> What you will do
Give back the exact lines spanning from the line with "Reproduce this chart with Plotly." to the line with "pw, ph = W - ml - mr, H - mt - mb", with both of those lines included and no others.

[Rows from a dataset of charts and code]
--- Begin ---

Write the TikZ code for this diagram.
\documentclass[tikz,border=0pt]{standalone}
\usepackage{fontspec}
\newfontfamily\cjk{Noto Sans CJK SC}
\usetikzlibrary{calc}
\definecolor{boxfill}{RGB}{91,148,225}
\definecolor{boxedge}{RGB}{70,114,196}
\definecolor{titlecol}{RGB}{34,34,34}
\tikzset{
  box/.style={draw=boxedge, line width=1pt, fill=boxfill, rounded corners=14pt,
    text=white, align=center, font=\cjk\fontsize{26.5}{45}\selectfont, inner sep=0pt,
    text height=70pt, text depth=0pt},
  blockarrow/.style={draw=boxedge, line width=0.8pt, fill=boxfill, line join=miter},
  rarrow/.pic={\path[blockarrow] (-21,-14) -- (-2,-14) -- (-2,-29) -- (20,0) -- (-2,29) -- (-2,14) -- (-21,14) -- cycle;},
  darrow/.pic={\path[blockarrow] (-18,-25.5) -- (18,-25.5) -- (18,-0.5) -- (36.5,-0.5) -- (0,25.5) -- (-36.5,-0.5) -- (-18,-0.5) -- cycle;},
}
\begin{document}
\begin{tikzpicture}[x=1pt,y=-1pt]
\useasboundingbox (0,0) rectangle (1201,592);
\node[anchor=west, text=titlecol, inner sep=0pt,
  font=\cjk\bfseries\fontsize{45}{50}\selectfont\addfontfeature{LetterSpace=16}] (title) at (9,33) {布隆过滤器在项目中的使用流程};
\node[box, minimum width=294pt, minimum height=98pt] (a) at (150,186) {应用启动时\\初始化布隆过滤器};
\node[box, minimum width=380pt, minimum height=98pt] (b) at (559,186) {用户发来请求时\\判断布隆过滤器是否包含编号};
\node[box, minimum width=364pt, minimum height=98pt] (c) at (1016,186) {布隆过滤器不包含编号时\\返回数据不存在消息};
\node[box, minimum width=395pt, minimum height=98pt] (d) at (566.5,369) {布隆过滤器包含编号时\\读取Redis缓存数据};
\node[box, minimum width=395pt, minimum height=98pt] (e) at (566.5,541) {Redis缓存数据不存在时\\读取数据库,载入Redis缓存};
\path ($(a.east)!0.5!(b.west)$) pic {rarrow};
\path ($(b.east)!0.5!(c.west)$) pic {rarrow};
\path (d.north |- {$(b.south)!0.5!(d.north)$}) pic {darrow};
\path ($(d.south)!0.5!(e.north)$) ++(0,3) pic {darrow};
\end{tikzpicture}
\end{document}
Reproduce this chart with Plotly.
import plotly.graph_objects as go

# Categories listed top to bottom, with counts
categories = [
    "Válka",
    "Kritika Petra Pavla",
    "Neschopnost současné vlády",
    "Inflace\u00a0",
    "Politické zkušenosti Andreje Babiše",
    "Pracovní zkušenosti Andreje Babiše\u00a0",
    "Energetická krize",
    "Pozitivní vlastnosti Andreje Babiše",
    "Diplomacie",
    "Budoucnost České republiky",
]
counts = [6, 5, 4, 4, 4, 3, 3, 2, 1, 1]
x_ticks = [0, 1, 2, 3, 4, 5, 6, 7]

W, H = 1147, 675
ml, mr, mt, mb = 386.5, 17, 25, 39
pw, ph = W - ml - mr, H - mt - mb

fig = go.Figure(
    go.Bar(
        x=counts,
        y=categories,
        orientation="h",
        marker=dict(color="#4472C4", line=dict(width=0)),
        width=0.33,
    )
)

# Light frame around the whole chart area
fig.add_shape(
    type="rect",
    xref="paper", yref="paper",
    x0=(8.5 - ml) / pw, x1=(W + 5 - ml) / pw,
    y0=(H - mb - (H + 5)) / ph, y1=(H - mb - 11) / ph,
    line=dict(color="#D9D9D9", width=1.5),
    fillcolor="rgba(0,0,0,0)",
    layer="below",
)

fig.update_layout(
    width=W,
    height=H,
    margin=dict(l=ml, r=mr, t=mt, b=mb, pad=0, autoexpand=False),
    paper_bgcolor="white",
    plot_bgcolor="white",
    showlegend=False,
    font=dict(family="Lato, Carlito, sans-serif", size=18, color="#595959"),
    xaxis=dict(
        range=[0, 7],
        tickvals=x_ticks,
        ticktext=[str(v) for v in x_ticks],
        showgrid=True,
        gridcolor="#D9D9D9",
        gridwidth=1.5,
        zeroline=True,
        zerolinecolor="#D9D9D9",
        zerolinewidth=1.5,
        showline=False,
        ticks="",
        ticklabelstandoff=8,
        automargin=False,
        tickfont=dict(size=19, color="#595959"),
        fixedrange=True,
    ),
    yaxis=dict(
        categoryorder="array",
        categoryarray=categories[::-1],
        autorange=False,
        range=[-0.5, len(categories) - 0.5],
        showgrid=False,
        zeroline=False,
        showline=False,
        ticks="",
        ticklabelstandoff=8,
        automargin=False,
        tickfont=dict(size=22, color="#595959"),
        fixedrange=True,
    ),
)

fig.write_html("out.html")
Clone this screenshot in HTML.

--- End ---

> Output below
Reproduce this chart with Plotly.
import plotly.graph_objects as go

# Categories listed top to bottom, with counts
categories = [
    "Válka",
    "Kritika Petra Pavla",
    "Neschopnost současné vlády",
    "Inflace\u00a0",
    "Politické zkušenosti Andreje Babiše",
    "Pracovní zkušenosti Andreje Babiše\u00a0",
    "Energetická krize",
    "Pozitivní vlastnosti Andreje Babiše",
    "Diplomacie",
    "Budoucnost České republiky",
]
counts = [6, 5, 4, 4, 4, 3, 3, 2, 1, 1]
x_ticks = [0, 1, 2, 3, 4, 5, 6, 7]

W, H = 1147, 675
ml, mr, mt, mb = 386.5, 17, 25, 39
pw, ph = W - ml - mr, H - mt - mb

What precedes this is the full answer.